Repeat the full listing below verbatim and keep the images out.

===== Information supplied =====

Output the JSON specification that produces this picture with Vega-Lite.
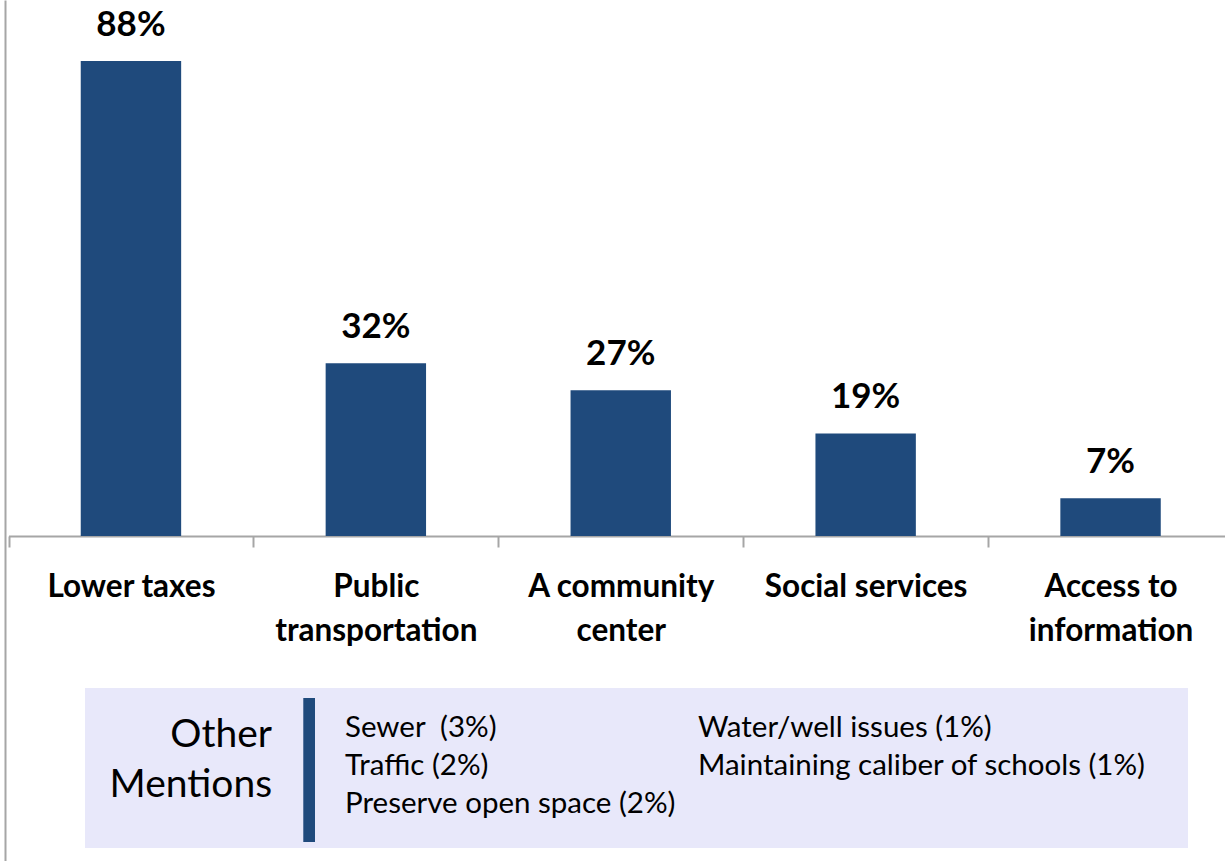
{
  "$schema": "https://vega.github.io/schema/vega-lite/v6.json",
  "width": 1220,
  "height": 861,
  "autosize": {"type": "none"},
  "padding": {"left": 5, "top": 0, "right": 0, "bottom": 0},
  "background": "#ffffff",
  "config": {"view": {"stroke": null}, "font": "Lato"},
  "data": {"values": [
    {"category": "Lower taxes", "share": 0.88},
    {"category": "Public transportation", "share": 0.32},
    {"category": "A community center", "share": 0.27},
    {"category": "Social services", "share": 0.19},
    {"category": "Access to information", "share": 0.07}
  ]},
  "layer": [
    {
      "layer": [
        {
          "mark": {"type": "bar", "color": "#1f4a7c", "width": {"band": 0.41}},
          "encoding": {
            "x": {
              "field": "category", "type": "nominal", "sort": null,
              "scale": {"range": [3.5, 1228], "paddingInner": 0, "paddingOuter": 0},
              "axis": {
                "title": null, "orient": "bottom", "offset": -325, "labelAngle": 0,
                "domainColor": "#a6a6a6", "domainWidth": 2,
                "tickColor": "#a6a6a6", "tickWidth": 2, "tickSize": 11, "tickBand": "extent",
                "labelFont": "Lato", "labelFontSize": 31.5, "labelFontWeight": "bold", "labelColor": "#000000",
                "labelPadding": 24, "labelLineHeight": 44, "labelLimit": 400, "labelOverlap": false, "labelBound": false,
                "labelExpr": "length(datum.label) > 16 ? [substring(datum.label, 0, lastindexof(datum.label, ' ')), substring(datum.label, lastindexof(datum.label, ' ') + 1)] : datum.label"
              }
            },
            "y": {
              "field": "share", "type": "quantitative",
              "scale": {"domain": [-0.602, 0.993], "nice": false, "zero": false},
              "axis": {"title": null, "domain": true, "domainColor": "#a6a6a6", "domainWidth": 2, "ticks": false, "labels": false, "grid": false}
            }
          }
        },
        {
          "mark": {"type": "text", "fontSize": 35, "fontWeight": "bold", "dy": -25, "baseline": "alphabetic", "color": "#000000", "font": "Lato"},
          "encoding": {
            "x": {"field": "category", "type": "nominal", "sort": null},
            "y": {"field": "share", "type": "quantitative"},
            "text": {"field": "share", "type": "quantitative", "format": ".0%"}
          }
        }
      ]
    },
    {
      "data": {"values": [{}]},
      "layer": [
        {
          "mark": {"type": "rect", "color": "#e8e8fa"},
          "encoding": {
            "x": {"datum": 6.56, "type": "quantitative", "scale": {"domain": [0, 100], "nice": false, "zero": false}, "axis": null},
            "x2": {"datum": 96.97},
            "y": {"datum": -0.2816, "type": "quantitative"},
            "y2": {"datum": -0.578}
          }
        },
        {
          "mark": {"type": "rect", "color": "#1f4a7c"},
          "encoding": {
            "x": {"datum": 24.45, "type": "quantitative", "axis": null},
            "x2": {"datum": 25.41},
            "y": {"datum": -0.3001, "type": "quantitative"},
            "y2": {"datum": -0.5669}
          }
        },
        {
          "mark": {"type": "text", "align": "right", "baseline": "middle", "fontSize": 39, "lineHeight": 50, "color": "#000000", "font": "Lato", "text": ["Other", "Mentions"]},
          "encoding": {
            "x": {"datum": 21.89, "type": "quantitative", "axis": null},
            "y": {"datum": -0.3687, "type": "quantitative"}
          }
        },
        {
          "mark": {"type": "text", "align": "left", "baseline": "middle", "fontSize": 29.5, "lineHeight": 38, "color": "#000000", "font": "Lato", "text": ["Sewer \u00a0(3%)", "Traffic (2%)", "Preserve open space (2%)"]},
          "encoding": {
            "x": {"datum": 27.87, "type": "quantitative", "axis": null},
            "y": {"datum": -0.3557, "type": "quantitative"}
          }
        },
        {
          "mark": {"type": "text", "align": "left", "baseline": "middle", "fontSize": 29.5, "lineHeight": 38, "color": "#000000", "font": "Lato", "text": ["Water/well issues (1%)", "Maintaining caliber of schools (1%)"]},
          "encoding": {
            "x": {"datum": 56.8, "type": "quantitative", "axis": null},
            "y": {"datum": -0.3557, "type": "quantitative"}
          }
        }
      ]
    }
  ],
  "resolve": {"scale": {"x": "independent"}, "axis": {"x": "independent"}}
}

=====

### Exercise output
Output the JSON specification that produces this picture with Vega-Lite.
{
  "$schema": "https://vega.github.io/schema/vega-lite/v6.json",
  "width": 1220,
  "height": 861,
  "autosize": {"type": "none"},
  "padding": {"left": 5, "top": 0, "right": 0, "bottom": 0},
  "background": "#ffffff",
  "config": {"view": {"stroke": null}, "font": "Lato"},
  "data": {"values": [
    {"category": "Lower taxes", "share": 0.88},
    {"category": "Public transportation", "share": 0.32},
    {"category": "A community center", "share": 0.27},
    {"category": "Social services", "share": 0.19},
    {"category": "Access to information", "share": 0.07}
  ]},
  "layer": [
    {
      "layer": [
        {
          "mark": {"type": "bar", "color": "#1f4a7c", "width": {"band": 0.41}},
          "encoding": {
            "x": {
              "field": "category", "type": "nominal", "sort": null,
              "scale": {"range": [3.5, 1228], "paddingInner": 0, "paddingOuter": 0},
              "axis": {
                "title": null, "orient": "bottom", "offset": -325, "labelAngle": 0,
                "domainColor": "#a6a6a6", "domainWidth": 2,
                "tickColor": "#a6a6a6", "tickWidth": 2, "tickSize": 11, "tickBand": "extent",
                "labelFont": "Lato", "labelFontSize": 31.5, "labelFontWeight": "bold", "labelColor": "#000000",
                "labelPadding": 24, "labelLineHeight": 44, "labelLimit": 400, "labelOverlap": false, "labelBound": false,
                "labelExpr": "length(datum.label) > 16 ? [substring(datum.label, 0, lastindexof(datum.label, ' ')), substring(datum.label, lastindexof(datum.label, ' ') + 1)] : datum.label"
              }
            },
            "y": {
              "field": "share", "type": "quantitative",
              "scale": {"domain": [-0.602, 0.993], "nice": false, "zero": false},
              "axis": {"title": null, "domain": true, "domainColor": "#a6a6a6", "domainWidth": 2, "ticks": false, "labels": false, "grid": false}
            }
          }
        },
        {
          "mark": {"type": "text", "fontSize": 35, "fontWeight": "bold", "dy": -25, "baseline": "alphabetic", "color": "#000000", "font": "Lato"},
          "encoding": {
            "x": {"field": "category", "type": "nominal", "sort": null},
            "y": {"field": "share", "type": "quantitative"},
            "text": {"field": "share", "type": "quantitative", "format": ".0%"}
          }
        }
      ]
    },
    {
      "data": {"values": [{}]},
      "layer": [
        {
          "mark": {"type": "rect", "color": "#e8e8fa"},
          "encoding": {
            "x": {"datum": 6.56, "type": "quantitative", "scale": {"domain": [0, 100], "nice": false, "zero": false}, "axis": null},
            "x2": {"datum": 96.97},
            "y": {"datum": -0.2816, "type": "quantitative"},
            "y2": {"datum": -0.578}
          }
        },
        {
          "mark": {"type": "rect", "color": "#1f4a7c"},
          "encoding": {
            "x": {"datum": 24.45, "type": "quantitative", "axis": null},
            "x2": {"datum": 25.41},
            "y": {"datum": -0.3001, "type": "quantitative"},
            "y2": {"datum": -0.5669}
          }
        },
        {
          "mark": {"type": "text", "align": "right", "baseline": "middle", "fontSize": 39, "lineHeight": 50, "color": "#000000", "font": "Lato", "text": ["Other", "Mentions"]},
          "encoding": {
            "x": {"datum": 21.89, "type": "quantitative", "axis": null},
            "y": {"datum": -0.3687, "type": "quantitative"}
          }
        },
        {
          "mark": {"type": "text", "align": "left", "baseline": "middle", "fontSize": 29.5, "lineHeight": 38, "color": "#000000", "font": "Lato", "text": ["Sewer \u00a0(3%)", "Traffic (2%)", "Preserve open space (2%)"]},
          "encoding": {
            "x": {"datum": 27.87, "type": "quantitative", "axis": null},
            "y": {"datum": -0.3557, "type": "quantitative"}
          }
        },
        {
          "mark": {"type": "text", "align": "left", "baseline": "middle", "fontSize": 29.5, "lineHeight": 38, "color": "#000000", "font": "Lato", "text": ["Water/well issues (1%)", "Maintaining caliber of schools (1%)"]},
          "encoding": {
            "x": {"datum": 56.8, "type": "quantitative", "axis": null},
            "y": {"datum": -0.3557, "type": "quantitative"}
          }
        }
      ]
    }
  ],
  "resolve": {"scale": {"x": "independent"}, "axis": {"x": "independent"}}
}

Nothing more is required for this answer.